*Instructions to follow*: Repeat all of the material below exactly as written, images excluded.

*Data lines*:
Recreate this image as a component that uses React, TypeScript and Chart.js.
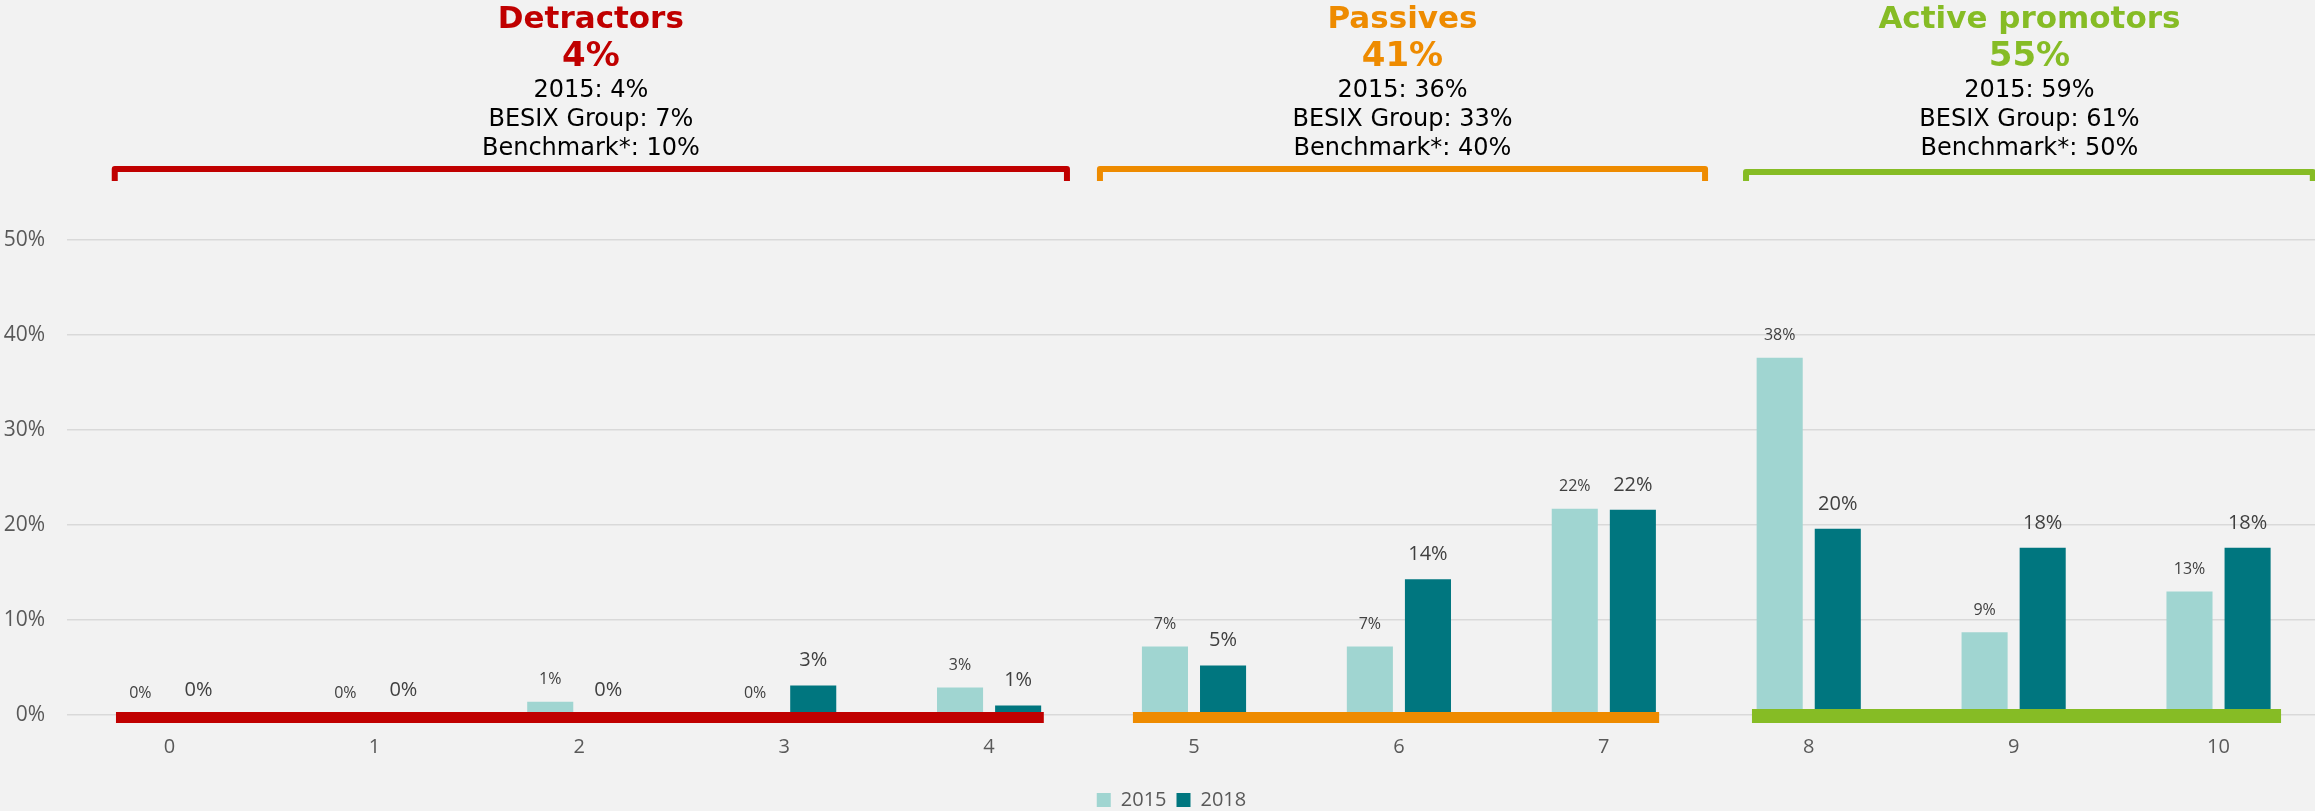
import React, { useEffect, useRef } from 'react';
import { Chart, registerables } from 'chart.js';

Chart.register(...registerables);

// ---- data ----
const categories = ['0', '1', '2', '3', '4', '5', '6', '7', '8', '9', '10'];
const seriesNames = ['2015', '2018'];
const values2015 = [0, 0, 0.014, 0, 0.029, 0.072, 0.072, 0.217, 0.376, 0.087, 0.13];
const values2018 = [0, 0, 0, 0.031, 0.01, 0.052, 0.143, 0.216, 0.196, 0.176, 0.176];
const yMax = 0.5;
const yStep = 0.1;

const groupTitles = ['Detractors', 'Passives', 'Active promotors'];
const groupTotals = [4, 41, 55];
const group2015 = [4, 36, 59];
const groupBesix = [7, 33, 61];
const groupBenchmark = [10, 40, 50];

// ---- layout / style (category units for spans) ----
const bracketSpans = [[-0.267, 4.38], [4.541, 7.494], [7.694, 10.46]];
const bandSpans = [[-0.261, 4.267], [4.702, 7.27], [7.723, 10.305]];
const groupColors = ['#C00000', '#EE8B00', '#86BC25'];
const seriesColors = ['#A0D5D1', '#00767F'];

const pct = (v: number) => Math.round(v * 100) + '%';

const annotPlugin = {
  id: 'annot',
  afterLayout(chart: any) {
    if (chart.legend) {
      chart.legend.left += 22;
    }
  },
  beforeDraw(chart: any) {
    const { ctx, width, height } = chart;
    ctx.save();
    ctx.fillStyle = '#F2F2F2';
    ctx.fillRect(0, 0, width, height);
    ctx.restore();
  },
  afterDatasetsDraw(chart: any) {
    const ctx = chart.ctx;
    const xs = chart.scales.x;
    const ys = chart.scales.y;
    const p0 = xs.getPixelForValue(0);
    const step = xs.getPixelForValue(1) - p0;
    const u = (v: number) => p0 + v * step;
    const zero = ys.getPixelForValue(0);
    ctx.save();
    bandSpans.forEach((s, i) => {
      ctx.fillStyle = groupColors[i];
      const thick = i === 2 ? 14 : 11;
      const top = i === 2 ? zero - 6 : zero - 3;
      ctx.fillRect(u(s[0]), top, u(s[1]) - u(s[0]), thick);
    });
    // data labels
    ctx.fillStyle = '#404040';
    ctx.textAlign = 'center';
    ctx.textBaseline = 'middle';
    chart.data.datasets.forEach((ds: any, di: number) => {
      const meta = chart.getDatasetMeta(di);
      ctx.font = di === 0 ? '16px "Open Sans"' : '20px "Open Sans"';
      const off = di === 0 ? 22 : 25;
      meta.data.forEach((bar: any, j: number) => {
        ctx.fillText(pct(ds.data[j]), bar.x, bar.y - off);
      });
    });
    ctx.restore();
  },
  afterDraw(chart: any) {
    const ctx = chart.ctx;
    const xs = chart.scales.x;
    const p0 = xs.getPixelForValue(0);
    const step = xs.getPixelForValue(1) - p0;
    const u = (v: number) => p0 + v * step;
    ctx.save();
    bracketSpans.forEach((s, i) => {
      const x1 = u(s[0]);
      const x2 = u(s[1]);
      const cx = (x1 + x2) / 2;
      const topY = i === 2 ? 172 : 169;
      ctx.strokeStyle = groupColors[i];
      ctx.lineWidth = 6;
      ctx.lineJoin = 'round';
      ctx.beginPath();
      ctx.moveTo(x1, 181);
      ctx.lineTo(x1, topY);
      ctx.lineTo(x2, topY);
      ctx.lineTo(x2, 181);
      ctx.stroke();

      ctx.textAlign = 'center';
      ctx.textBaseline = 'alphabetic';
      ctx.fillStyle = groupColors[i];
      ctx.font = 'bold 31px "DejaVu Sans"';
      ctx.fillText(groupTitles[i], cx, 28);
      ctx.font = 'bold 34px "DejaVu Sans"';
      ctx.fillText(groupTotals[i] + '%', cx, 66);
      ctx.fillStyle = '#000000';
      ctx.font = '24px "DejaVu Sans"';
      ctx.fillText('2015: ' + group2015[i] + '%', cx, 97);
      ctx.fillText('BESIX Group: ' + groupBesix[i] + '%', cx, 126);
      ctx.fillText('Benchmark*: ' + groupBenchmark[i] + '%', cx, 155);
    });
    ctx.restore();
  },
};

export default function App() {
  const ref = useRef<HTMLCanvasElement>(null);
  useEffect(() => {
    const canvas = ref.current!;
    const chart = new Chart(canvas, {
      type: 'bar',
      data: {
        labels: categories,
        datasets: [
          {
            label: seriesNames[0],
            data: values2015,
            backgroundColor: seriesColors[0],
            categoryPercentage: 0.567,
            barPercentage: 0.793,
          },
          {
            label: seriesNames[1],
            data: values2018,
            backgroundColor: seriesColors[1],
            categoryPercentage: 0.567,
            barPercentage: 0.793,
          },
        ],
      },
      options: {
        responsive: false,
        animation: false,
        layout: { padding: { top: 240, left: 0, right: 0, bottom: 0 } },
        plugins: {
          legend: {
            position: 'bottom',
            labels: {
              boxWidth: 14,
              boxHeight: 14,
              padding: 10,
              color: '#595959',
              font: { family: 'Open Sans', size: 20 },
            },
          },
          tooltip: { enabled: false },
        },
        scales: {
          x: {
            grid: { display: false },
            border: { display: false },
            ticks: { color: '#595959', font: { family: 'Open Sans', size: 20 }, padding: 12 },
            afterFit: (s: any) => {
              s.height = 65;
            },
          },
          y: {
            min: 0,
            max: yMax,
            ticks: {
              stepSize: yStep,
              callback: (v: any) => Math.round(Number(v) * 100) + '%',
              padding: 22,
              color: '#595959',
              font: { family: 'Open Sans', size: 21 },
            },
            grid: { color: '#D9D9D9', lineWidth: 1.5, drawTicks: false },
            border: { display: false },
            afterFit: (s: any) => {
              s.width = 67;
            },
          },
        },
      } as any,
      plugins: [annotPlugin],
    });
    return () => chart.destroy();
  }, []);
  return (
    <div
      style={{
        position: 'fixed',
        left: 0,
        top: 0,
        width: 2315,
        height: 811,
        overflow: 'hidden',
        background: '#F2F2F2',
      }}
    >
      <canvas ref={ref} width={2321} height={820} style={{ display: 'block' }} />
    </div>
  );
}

*Task output*:
Recreate this image as a component that uses React, TypeScript and Chart.js.
import React, { useEffect, useRef } from 'react';
import { Chart, registerables } from 'chart.js';

Chart.register(...registerables);

// ---- data ----
const categories = ['0', '1', '2', '3', '4', '5', '6', '7', '8', '9', '10'];
const seriesNames = ['2015', '2018'];
const values2015 = [0, 0, 0.014, 0, 0.029, 0.072, 0.072, 0.217, 0.376, 0.087, 0.13];
const values2018 = [0, 0, 0, 0.031, 0.01, 0.052, 0.143, 0.216, 0.196, 0.176, 0.176];
const yMax = 0.5;
const yStep = 0.1;

const groupTitles = ['Detractors', 'Passives', 'Active promotors'];
const groupTotals = [4, 41, 55];
const group2015 = [4, 36, 59];
const groupBesix = [7, 33, 61];
const groupBenchmark = [10, 40, 50];

// ---- layout / style (category units for spans) ----
const bracketSpans = [[-0.267, 4.38], [4.541, 7.494], [7.694, 10.46]];
const bandSpans = [[-0.261, 4.267], [4.702, 7.27], [7.723, 10.305]];
const groupColors = ['#C00000', '#EE8B00', '#86BC25'];
const seriesColors = ['#A0D5D1', '#00767F'];

const pct = (v: number) => Math.round(v * 100) + '%';

const annotPlugin = {
  id: 'annot',
  afterLayout(chart: any) {
    if (chart.legend) {
      chart.legend.left += 22;
    }
  },
  beforeDraw(chart: any) {
    const { ctx, width, height } = chart;
    ctx.save();
    ctx.fillStyle = '#F2F2F2';
    ctx.fillRect(0, 0, width, height);
    ctx.restore();
  },
  afterDatasetsDraw(chart: any) {
    const ctx = chart.ctx;
    const xs = chart.scales.x;
    const ys = chart.scales.y;
    const p0 = xs.getPixelForValue(0);
    const step = xs.getPixelForValue(1) - p0;
    const u = (v: number) => p0 + v * step;
    const zero = ys.getPixelForValue(0);
    ctx.save();
    bandSpans.forEach((s, i) => {
      ctx.fillStyle = groupColors[i];
      const thick = i === 2 ? 14 : 11;
      const top = i === 2 ? zero - 6 : zero - 3;
      ctx.fillRect(u(s[0]), top, u(s[1]) - u(s[0]), thick);
    });
    // data labels
    ctx.fillStyle = '#404040';
    ctx.textAlign = 'center';
    ctx.textBaseline = 'middle';
    chart.data.datasets.forEach((ds: any, di: number) => {
      const meta = chart.getDatasetMeta(di);
      ctx.font = di === 0 ? '16px "Open Sans"' : '20px "Open Sans"';
      const off = di === 0 ? 22 : 25;
      meta.data.forEach((bar: any, j: number) => {
        ctx.fillText(pct(ds.data[j]), bar.x, bar.y - off);
      });
    });
    ctx.restore();
  },
  afterDraw(chart: any) {
    const ctx = chart.ctx;
    const xs = chart.scales.x;
    const p0 = xs.getPixelForValue(0);
    const step = xs.getPixelForValue(1) - p0;
    const u = (v: number) => p0 + v * step;
    ctx.save();
    bracketSpans.forEach((s, i) => {
      const x1 = u(s[0]);
      const x2 = u(s[1]);
      const cx = (x1 + x2) / 2;
      const topY = i === 2 ? 172 : 169;
      ctx.strokeStyle = groupColors[i];
      ctx.lineWidth = 6;
      ctx.lineJoin = 'round';
      ctx.beginPath();
      ctx.moveTo(x1, 181);
      ctx.lineTo(x1, topY);
      ctx.lineTo(x2, topY);
      ctx.lineTo(x2, 181);
      ctx.stroke();

      ctx.textAlign = 'center';
      ctx.textBaseline = 'alphabetic';
      ctx.fillStyle = groupColors[i];
      ctx.font = 'bold 31px "DejaVu Sans"';
      ctx.fillText(groupTitles[i], cx, 28);
      ctx.font = 'bold 34px "DejaVu Sans"';
      ctx.fillText(groupTotals[i] + '%', cx, 66);
      ctx.fillStyle = '#000000';
      ctx.font = '24px "DejaVu Sans"';
      ctx.fillText('2015: ' + group2015[i] + '%', cx, 97);
      ctx.fillText('BESIX Group: ' + groupBesix[i] + '%', cx, 126);
      ctx.fillText('Benchmark*: ' + groupBenchmark[i] + '%', cx, 155);
    });
    ctx.restore();
  },
};

export default function App() {
  const ref = useRef<HTMLCanvasElement>(null);
  useEffect(() => {
    const canvas = ref.current!;
    const chart = new Chart(canvas, {
      type: 'bar',
      data: {
        labels: categories,
        datasets: [
          {
            label: seriesNames[0],
            data: values2015,
            backgroundColor: seriesColors[0],
            categoryPercentage: 0.567,
            barPercentage: 0.793,
          },
          {
            label: seriesNames[1],
            data: values2018,
            backgroundColor: seriesColors[1],
            categoryPercentage: 0.567,
            barPercentage: 0.793,
          },
        ],
      },
      options: {
        responsive: false,
        animation: false,
        layout: { padding: { top: 240, left: 0, right: 0, bottom: 0 } },
        plugins: {
          legend: {
            position: 'bottom',
            labels: {
              boxWidth: 14,
              boxHeight: 14,
              padding: 10,
              color: '#595959',
              font: { family: 'Open Sans', size: 20 },
            },
          },
          tooltip: { enabled: false },
        },
        scales: {
          x: {
            grid: { display: false },
            border: { display: false },
            ticks: { color: '#595959', font: { family: 'Open Sans', size: 20 }, padding: 12 },
            afterFit: (s: any) => {
              s.height = 65;
            },
          },
          y: {
            min: 0,
            max: yMax,
            ticks: {
              stepSize: yStep,
              callback: (v: any) => Math.round(Number(v) * 100) + '%',
              padding: 22,
              color: '#595959',
              font: { family: 'Open Sans', size: 21 },
            },
            grid: { color: '#D9D9D9', lineWidth: 1.5, drawTicks: false },
            border: { display: false },
            afterFit: (s: any) => {
              s.width = 67;
            },
          },
        },
      } as any,
      plugins: [annotPlugin],
    });
    return () => chart.destroy();
  }, []);
  return (
    <div
      style={{
        position: 'fixed',
        left: 0,
        top: 0,
        width: 2315,
        height: 811,
        overflow: 'hidden',
        background: '#F2F2F2',
      }}
    >
      <canvas ref={ref} width={2321} height={820} style={{ display: 'block' }} />
    </div>
  );
}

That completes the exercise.